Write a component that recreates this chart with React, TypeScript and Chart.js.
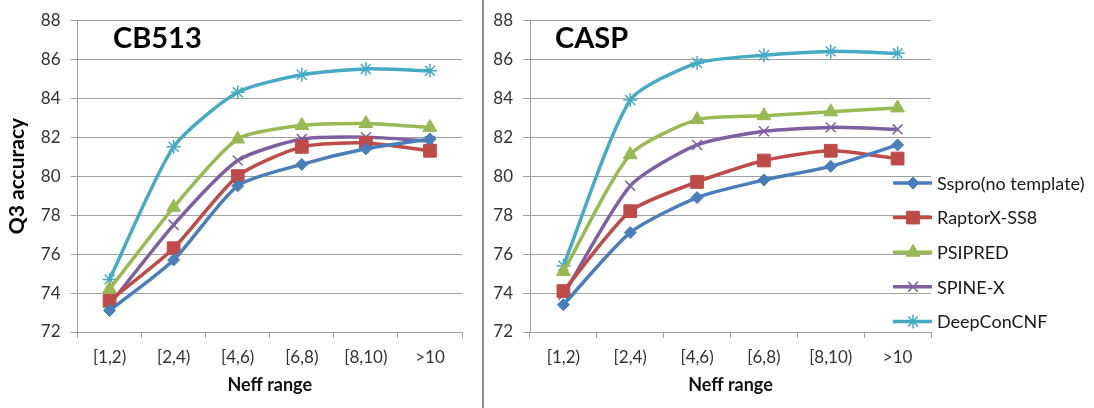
import React, { useEffect, useRef } from "react";
import { Chart, registerables } from "chart.js";
import { drawPoint } from "chart.js/helpers";

Chart.register(...registerables);

const categories = ["[1,2)", "[2,4)", "[4,6)", "[6,8)", "[8,10)", ">10"];
const yTicks = [72, 74, 76, 78, 80, 82, 84, 86, 88];

const seriesNames = ["Sspro(no template)", "RaptorX-SS8", "PSIPRED", "SPINE-X", "DeepConCNF"];

// CB513 panel
const cbSspro = [73.1, 75.7, 79.5, 80.6, 81.4, 81.9];
const cbRaptor = [73.6, 76.3, 80.0, 81.5, 81.7, 81.3];
const cbPsipred = [74.2, 78.4, 81.9, 82.6, 82.7, 82.5];
const cbSpine = [73.4, 77.5, 80.8, 81.9, 82.0, 81.8];
const cbDeep = [74.7, 81.5, 84.3, 85.2, 85.5, 85.4];

// CASP panel
const caspSspro = [73.4, 77.1, 78.9, 79.8, 80.5, 81.6];
const caspRaptor = [74.1, 78.2, 79.7, 80.8, 81.3, 80.9];
const caspPsipred = [75.1, 81.1, 82.9, 83.1, 83.3, 83.5];
const caspSpine = [73.9, 79.5, 81.6, 82.3, 82.5, 82.4];
const caspDeep = [75.4, 83.9, 85.8, 86.2, 86.4, 86.3];

const styles = [
  { color: "#4A7EBB", point: "rectRot", radius: 6, pw: 1 },
  { color: "#BE4B48", point: "rect", radius: 9, pw: 1 },
  { color: "#98B954", point: "triangle", radius: 8, pw: 1 },
  { color: "#7D60A0", point: "crossRot", radius: 7, pw: 1.5 },
  { color: "#46AAC5", point: "star", radius: 7, pw: 1.5 },
];

const FONT = "Lato, 'Noto Sans', sans-serif";

const headingPlugin = {
  id: "heading",
  afterDraw(chart: any, _args: any, opts: any) {
    if (!opts || !opts.text) return;
    const ctx = chart.ctx;
    ctx.save();
    ctx.font = `bold 29px ${FONT}`;
    ctx.fillStyle = "#000";
    ctx.textBaseline = "alphabetic";
    ctx.textAlign = "left";
    ctx.fillText(opts.text, opts.x, opts.y);
    ctx.restore();
  },
};

const customLegendPlugin = {
  id: "customLegend",
  afterDraw(chart: any, _args: any, opts: any) {
    if (!opts || !opts.show) return;
    const ctx = chart.ctx;
    const x0 = opts.x;
    chart.data.datasets.forEach((ds: any, i: number) => {
      const y = opts.y + i * opts.gap;
      ctx.save();
      ctx.strokeStyle = ds.borderColor;
      ctx.lineWidth = 3.5;
      ctx.beginPath();
      ctx.moveTo(x0, y);
      ctx.lineTo(x0 + 39, y);
      ctx.stroke();
      ctx.fillStyle = ds.pointBackgroundColor;
      ctx.strokeStyle = ds.pointBorderColor;
      ctx.lineWidth = ds.pointBorderWidth;
      drawPoint(ctx, { pointStyle: ds.pointStyle, radius: ds.pointRadius, borderWidth: ds.pointBorderWidth, rotation: 0 }, x0 + 20, y);
      ctx.restore();
      ctx.save();
      ctx.font = `18px ${FONT}`;
      ctx.fillStyle = "#1a1a1a";
      ctx.textBaseline = "middle";
      ctx.textAlign = "left";
      ctx.fillText(ds.label, x0 + 44, y + 1);
      ctx.restore();
    });
  },
};

function makeDatasets(series: number[][]) {
  return series.map((vals, i) => ({
    label: seriesNames[i],
    data: vals,
    borderColor: styles[i].color,
    backgroundColor: styles[i].color,
    pointBackgroundColor: styles[i].color,
    pointBorderColor: styles[i].color,
    pointStyle: styles[i].point,
    pointRadius: styles[i].radius,
    pointBorderWidth: styles[i].pw,
    borderWidth: 3.5,
    tension: 0.22,
    fill: false,
  }));
}

function makeConfig(series: number[][], p: any) {
  return {
    type: "line" as const,
    data: { labels: categories, datasets: makeDatasets(series) },
    plugins: [headingPlugin, customLegendPlugin],
    options: {
      responsive: false,
      animation: false as const,
      layout: { padding: { top: 18, right: p.padRight, bottom: 0, left: 0 } },
      plugins: {
        legend: { display: false },
        tooltip: { enabled: false },
        heading: { text: p.heading, x: p.headingX, y: 48 },
        customLegend: p.legend,
      },
      scales: {
        x: {
          type: "category" as const,
          offset: true,
          afterFit: (s: any) => {
            s.height = 76;
          },
          grid: {
            offset: true,
            drawOnChartArea: false,
            drawTicks: true,
            tickLength: 6,
            color: "#A0A0A0",
          },
          border: { display: true, color: "#A0A0A0", width: 1 },
          ticks: {
            color: "#333",
            font: { family: FONT, size: 17 },
            padding: 9,
            maxRotation: 0,
          },
          title: {
            display: true,
            text: "Neff range",
            color: "#111",
            font: { family: FONT, size: 18, weight: "bold" as const },
            padding: { top: 0, bottom: 12 },
          },
        },
        y: {
          min: 72,
          max: 88,
          afterFit: (s: any) => {
            s.width = p.yWidth;
          },
          afterBuildTicks: (s: any) => {
            s.ticks = yTicks.map((v) => ({ value: v }));
          },
          grid: {
            color: "#A0A0A0",
            tickLength: 7,
            drawTicks: true,
          },
          border: { display: true, color: "#A0A0A0", width: 1 },
          ticks: {
            color: "#333",
            font: { family: FONT, size: 17 },
            padding: 10,
          },
          title: {
            display: p.yTitle,
            text: "Q3 accuracy",
            color: "#000",
            font: { family: FONT, size: 21, weight: "bold" as const },
            padding: { top: 5, bottom: 0 },
          },
        },
      },
    },
  };
}

function Panel(props: { series: number[][]; p: any; left: number; width: number }) {
  const ref = useRef<HTMLCanvasElement>(null);
  useEffect(() => {
    if (!ref.current) return;
    const chart = new Chart(ref.current, makeConfig(props.series, props.p) as any);
    return () => chart.destroy();
  }, []);
  return (
    <canvas
      ref={ref}
      width={props.width}
      height={408}
      style={{ position: "absolute", left: props.left, top: 0, width: props.width, height: 408 }}
    />
  );
}

export default function App() {
  return (
    <div style={{ position: "absolute", left: 0, top: 0, width: 1094, height: 408, background: "#fff" }}>
      <Panel
        series={[cbSspro, cbRaptor, cbPsipred, cbSpine, cbDeep]}
        left={0}
        width={482}
        p={{ padRight: 20, yWidth: 77.5, yTitle: true, heading: "CB513", headingX: 113, legend: { show: false } }}
      />
      <div style={{ position: "absolute", left: 482, top: 0, width: 2, height: 408, background: "#8c8c8c" }} />
      <Panel
        series={[caspSspro, caspRaptor, caspPsipred, caspSpine, caspDeep]}
        left={484}
        width={610}
        p={{ padRight: 163, yWidth: 46, yTitle: false, heading: "CASP", headingX: 71, legend: { show: true, x: 409, y: 183, gap: 34.6 } }}
      />
    </div>
  );
}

------------------------

Short task: Repeat the listing above from its first line through the line that contains "Chart.register(...registerables);", both included, and nothing more. Drop the pictures.

Result of this task:
Write a component that recreates this chart with React, TypeScript and Chart.js.
import React, { useEffect, useRef } from "react";
import { Chart, registerables } from "chart.js";
import { drawPoint } from "chart.js/helpers";

Chart.register(...registerables);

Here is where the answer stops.